Like &pizza, Taylor Gourmet is aiming to create a neighborhood shop experience that rejects the typical chain vibe. To do so with a menu that rotates several items seasonally and with upscale ingredients that are all made in-house at each location, Patten says, the company is working on systems that allow for consistency but without risking any of the quality the brand had at day one.
“As we continue to get better as a company, the systems keep getting better, our employees keep getting better, and we continue to be able to push the envelope for what we can do culinary-wise and still stay true to the four walls,” he says.
For 2016, Taylor Gourmet plans to build five more D.C.-area locations. After that, the company plans to expand throughout the East Coast, with Patten naming New York, Boston, Atlanta, Texas, and North Carolina as growth targets.
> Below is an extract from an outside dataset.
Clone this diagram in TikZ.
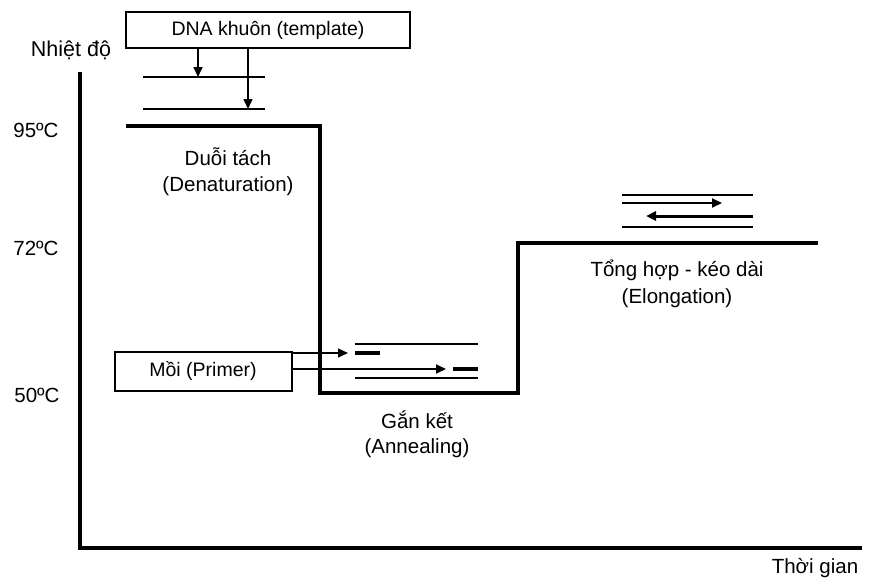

Still, for as big as Taylor Gourmet becomes, D.C. will always be home; since first opening the shop in 2008, Patten has become an integral part of the fast-casual community there, having collaborated with several other area operators and helping some get the connections they need in real estate, supply, and other facets of the business. “For me, I don’t want people to hit the same pitfalls as I did, because sometimes they’re too hard to dig out of and it takes too much time, money, and effort,” Patten says. “At the end of the day, we’re all entrepreneurs. You never want to see someone fail anywhere.”